Tunnel Visions: Dick Whitcomb’s Creative Forays

The slotted-throat transonic tunnels pioneered by John Stack and his associates at Langley proved valuable, especially in the hands of one of the Center’s more creative minds, Richard. T. Whitcomb. In the 8-Foot TT, he investigated the transonic regime. Gaining a better understanding of aircraft speeds between Mach 0.75 and 1.25 was one of the major aero­dynamic challenges of the 1950s and a matter of national security during the Cold War. The Air Force’s Convair YF-102 Delta Dagger interceptor was unable to reach supersonic speeds during its first flights in 1953. Tests in the 8-Foot TT revealed that the increase in drag as an airplane approached supersonic speeds was not the result of shock waves form­ing at the nose but of those forming just behind the wings. Whitcomb created a rule of thumb that decreased transonic drag by narrowing, or pinching, the fuselage where it met the wings.[565] The improved YF-102A, with its new "area rule” fuselage, achieved supersonic flight in December 1954. The area rule fuselage increased the YF-102A’s top speed by 25 per­cent. Embraced by the aviation industry, Whitcomb’s revolutionary idea enabled a generation of military aircraft to achieve supersonic speeds.[566]

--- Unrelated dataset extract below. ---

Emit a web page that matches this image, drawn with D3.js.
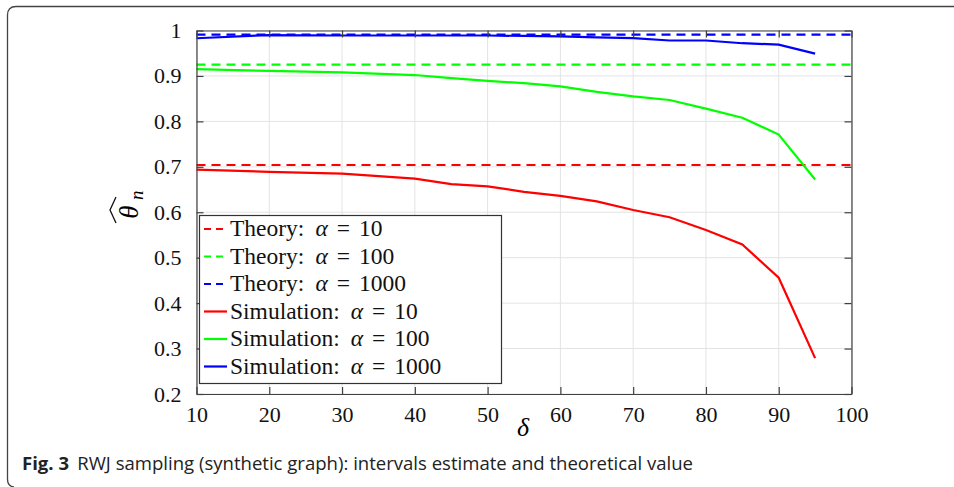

As he worked to validate the area rule concept, Whitcomb moved next door to the 8-Foot Transonic Pressure Tunnel (TPT) after it opened in 1953. His colleagues John Stack, Eugene C. Draley, Ray H. Wright, and Axel T. Mattson designed the facility from the outset as a slotted – wall transonic tunnel with a maximum speed of Mach 1.2.[567] In what quickly became known as "Dick Whitcomb’s tunnel,” he validated and made two additional aerodynamic contributions in the decades that followed—the supercritical wing and winglets.

Beginning in 1964, Whitcomb wanted to develop an airfoil for com­mercial aircraft that delayed the onset of high transonic drag near Mach 1 by reducing air friction and turbulence across an aircraft’s major aero­dynamic surface, the wing. Whitcomb went intuitively against conven­tional airfoil design by envisioning a smoother flow of air by turning a conventional airfoil upside down. Whitcomb’s airfoil was flat on top with a downward curved rear section. The blunt leading edge facilitated better takeoff, landing, and maneuvering performance as the airfoil slowed airflow, which lessened drag and buffeting and improved stabil­ity. Spending days at a time in the 8-Foot TPT, he validated his concept with a model he made with his own hands. He called his innovation a "supercritical wing,” combining "super” (meaning "beyond”) with "crit­ical” Mach number, which is the speed supersonic flow revealed itself above the wing.[568] After a successful flight program was conducted at NASA Dryden from 1971 to 1973, the aviation industry incorporated the supercritical wing into a new generation of aircraft, including sub­sonic transports, business jets, Short Take-Off and Landing (STOL) air­craft, and unmanned aerial vehicles (UAVs).[569]

Whitcomb’s continual quest to improve subsonic aircraft led him to investigate the wingtip vortex, the turbulent air found at the end of an airplane wing that created induced drag, as part of the Aircraft Energy Efficiency (ACEE) program. His solution was the winglet, a vertical wing­like surface that extended above and sometimes below the tip of each

wing. Whitcomb and his research team in the 8-Foot TPT investigated the drag-reducing properties of winglets for a first-generation, narrow – body subsonic jet transport from 1974 to 1976.[570] Whitcomb found that winglets reduced drag by approximately 20 percent and doubled the improvement in the lift-to-drag (L/D) ratio, to 9 percent, which boosted performance by enabling higher cruise speeds. The first jet-powered airplane to enter production with winglets was the Learjet Model 28 in 1977. The first large U. S. commercial transport to incorporate winglets, the Boeing 747-400, followed in 1985.[571]